- The task -
Output each line of the material exactly as it stands.

##############################

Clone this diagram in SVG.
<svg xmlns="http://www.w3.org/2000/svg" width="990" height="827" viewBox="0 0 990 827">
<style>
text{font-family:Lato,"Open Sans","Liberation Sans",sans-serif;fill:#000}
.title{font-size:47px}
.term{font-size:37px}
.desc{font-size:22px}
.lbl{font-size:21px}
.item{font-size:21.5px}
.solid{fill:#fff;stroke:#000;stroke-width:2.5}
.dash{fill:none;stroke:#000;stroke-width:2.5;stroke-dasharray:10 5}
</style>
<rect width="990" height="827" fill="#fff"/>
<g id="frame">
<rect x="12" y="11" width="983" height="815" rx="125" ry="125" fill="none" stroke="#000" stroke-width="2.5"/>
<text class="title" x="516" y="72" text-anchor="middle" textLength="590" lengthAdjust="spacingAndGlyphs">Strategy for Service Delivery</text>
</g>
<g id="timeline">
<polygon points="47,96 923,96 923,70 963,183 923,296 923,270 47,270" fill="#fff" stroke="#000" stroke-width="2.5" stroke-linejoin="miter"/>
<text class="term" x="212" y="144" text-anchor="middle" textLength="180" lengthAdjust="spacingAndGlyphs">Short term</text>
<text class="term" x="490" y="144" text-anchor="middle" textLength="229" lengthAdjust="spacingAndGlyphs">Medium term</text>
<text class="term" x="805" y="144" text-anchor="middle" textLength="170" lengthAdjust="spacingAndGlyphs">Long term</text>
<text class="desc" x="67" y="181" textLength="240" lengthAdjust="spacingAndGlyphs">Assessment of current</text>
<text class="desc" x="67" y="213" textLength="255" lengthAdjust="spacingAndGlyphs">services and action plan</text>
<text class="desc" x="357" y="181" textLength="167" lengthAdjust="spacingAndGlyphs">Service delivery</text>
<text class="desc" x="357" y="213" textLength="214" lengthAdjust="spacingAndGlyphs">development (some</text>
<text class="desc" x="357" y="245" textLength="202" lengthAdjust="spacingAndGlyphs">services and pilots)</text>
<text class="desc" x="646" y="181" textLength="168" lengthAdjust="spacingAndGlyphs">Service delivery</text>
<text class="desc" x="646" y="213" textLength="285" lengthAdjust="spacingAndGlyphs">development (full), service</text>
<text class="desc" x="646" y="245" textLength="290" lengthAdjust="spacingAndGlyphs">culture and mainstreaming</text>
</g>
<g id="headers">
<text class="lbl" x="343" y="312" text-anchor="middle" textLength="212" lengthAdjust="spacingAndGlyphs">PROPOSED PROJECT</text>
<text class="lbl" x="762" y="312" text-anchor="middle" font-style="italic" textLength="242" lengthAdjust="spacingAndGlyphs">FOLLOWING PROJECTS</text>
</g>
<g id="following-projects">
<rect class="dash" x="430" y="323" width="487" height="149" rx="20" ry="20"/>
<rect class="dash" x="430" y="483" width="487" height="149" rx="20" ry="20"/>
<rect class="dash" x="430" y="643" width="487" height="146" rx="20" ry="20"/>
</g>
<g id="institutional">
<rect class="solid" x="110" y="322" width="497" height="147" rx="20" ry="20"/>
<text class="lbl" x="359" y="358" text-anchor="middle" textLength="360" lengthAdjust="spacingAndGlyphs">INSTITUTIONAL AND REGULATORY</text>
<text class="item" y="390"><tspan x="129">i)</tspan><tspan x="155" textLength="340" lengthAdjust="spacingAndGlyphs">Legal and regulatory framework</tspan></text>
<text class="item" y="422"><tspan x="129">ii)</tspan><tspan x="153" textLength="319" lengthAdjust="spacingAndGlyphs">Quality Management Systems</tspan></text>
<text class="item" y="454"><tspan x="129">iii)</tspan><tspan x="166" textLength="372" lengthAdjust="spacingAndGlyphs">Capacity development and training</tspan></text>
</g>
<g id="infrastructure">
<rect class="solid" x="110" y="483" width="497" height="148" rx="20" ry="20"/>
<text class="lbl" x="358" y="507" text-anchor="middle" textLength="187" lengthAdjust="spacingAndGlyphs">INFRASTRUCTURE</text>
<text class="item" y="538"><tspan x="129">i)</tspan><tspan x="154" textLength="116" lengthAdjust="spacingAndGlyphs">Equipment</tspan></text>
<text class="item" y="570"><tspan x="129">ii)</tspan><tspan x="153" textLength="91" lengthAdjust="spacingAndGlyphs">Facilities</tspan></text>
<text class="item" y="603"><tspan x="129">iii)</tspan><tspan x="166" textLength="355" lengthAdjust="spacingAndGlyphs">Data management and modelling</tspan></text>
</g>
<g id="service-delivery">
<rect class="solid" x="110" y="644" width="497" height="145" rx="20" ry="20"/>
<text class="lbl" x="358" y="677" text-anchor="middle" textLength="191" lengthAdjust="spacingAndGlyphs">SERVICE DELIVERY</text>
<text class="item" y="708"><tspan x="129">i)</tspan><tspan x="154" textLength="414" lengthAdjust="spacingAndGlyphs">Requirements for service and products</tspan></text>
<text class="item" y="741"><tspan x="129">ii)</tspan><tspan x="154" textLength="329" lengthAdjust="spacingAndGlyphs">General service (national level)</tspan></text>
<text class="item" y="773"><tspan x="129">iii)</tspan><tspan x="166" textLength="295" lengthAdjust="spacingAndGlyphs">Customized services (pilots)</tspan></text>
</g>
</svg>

##############################

- Correct output -
Clone this diagram in SVG.
<svg xmlns="http://www.w3.org/2000/svg" width="990" height="827" viewBox="0 0 990 827">
<style>
text{font-family:Lato,"Open Sans","Liberation Sans",sans-serif;fill:#000}
.title{font-size:47px}
.term{font-size:37px}
.desc{font-size:22px}
.lbl{font-size:21px}
.item{font-size:21.5px}
.solid{fill:#fff;stroke:#000;stroke-width:2.5}
.dash{fill:none;stroke:#000;stroke-width:2.5;stroke-dasharray:10 5}
</style>
<rect width="990" height="827" fill="#fff"/>
<g id="frame">
<rect x="12" y="11" width="983" height="815" rx="125" ry="125" fill="none" stroke="#000" stroke-width="2.5"/>
<text class="title" x="516" y="72" text-anchor="middle" textLength="590" lengthAdjust="spacingAndGlyphs">Strategy for Service Delivery</text>
</g>
<g id="timeline">
<polygon points="47,96 923,96 923,70 963,183 923,296 923,270 47,270" fill="#fff" stroke="#000" stroke-width="2.5" stroke-linejoin="miter"/>
<text class="term" x="212" y="144" text-anchor="middle" textLength="180" lengthAdjust="spacingAndGlyphs">Short term</text>
<text class="term" x="490" y="144" text-anchor="middle" textLength="229" lengthAdjust="spacingAndGlyphs">Medium term</text>
<text class="term" x="805" y="144" text-anchor="middle" textLength="170" lengthAdjust="spacingAndGlyphs">Long term</text>
<text class="desc" x="67" y="181" textLength="240" lengthAdjust="spacingAndGlyphs">Assessment of current</text>
<text class="desc" x="67" y="213" textLength="255" lengthAdjust="spacingAndGlyphs">services and action plan</text>
<text class="desc" x="357" y="181" textLength="167" lengthAdjust="spacingAndGlyphs">Service delivery</text>
<text class="desc" x="357" y="213" textLength="214" lengthAdjust="spacingAndGlyphs">development (some</text>
<text class="desc" x="357" y="245" textLength="202" lengthAdjust="spacingAndGlyphs">services and pilots)</text>
<text class="desc" x="646" y="181" textLength="168" lengthAdjust="spacingAndGlyphs">Service delivery</text>
<text class="desc" x="646" y="213" textLength="285" lengthAdjust="spacingAndGlyphs">development (full), service</text>
<text class="desc" x="646" y="245" textLength="290" lengthAdjust="spacingAndGlyphs">culture and mainstreaming</text>
</g>
<g id="headers">
<text class="lbl" x="343" y="312" text-anchor="middle" textLength="212" lengthAdjust="spacingAndGlyphs">PROPOSED PROJECT</text>
<text class="lbl" x="762" y="312" text-anchor="middle" font-style="italic" textLength="242" lengthAdjust="spacingAndGlyphs">FOLLOWING PROJECTS</text>
</g>
<g id="following-projects">
<rect class="dash" x="430" y="323" width="487" height="149" rx="20" ry="20"/>
<rect class="dash" x="430" y="483" width="487" height="149" rx="20" ry="20"/>
<rect class="dash" x="430" y="643" width="487" height="146" rx="20" ry="20"/>
</g>
<g id="institutional">
<rect class="solid" x="110" y="322" width="497" height="147" rx="20" ry="20"/>
<text class="lbl" x="359" y="358" text-anchor="middle" textLength="360" lengthAdjust="spacingAndGlyphs">INSTITUTIONAL AND REGULATORY</text>
<text class="item" y="390"><tspan x="129">i)</tspan><tspan x="155" textLength="340" lengthAdjust="spacingAndGlyphs">Legal and regulatory framework</tspan></text>
<text class="item" y="422"><tspan x="129">ii)</tspan><tspan x="153" textLength="319" lengthAdjust="spacingAndGlyphs">Quality Management Systems</tspan></text>
<text class="item" y="454"><tspan x="129">iii)</tspan><tspan x="166" textLength="372" lengthAdjust="spacingAndGlyphs">Capacity development and training</tspan></text>
</g>
<g id="infrastructure">
<rect class="solid" x="110" y="483" width="497" height="148" rx="20" ry="20"/>
<text class="lbl" x="358" y="507" text-anchor="middle" textLength="187" lengthAdjust="spacingAndGlyphs">INFRASTRUCTURE</text>
<text class="item" y="538"><tspan x="129">i)</tspan><tspan x="154" textLength="116" lengthAdjust="spacingAndGlyphs">Equipment</tspan></text>
<text class="item" y="570"><tspan x="129">ii)</tspan><tspan x="153" textLength="91" lengthAdjust="spacingAndGlyphs">Facilities</tspan></text>
<text class="item" y="603"><tspan x="129">iii)</tspan><tspan x="166" textLength="355" lengthAdjust="spacingAndGlyphs">Data management and modelling</tspan></text>
</g>
<g id="service-delivery">
<rect class="solid" x="110" y="644" width="497" height="145" rx="20" ry="20"/>
<text class="lbl" x="358" y="677" text-anchor="middle" textLength="191" lengthAdjust="spacingAndGlyphs">SERVICE DELIVERY</text>
<text class="item" y="708"><tspan x="129">i)</tspan><tspan x="154" textLength="414" lengthAdjust="spacingAndGlyphs">Requirements for service and products</tspan></text>
<text class="item" y="741"><tspan x="129">ii)</tspan><tspan x="154" textLength="329" lengthAdjust="spacingAndGlyphs">General service (national level)</tspan></text>
<text class="item" y="773"><tspan x="129">iii)</tspan><tspan x="166" textLength="295" lengthAdjust="spacingAndGlyphs">Customized services (pilots)</tspan></text>
</g>
</svg>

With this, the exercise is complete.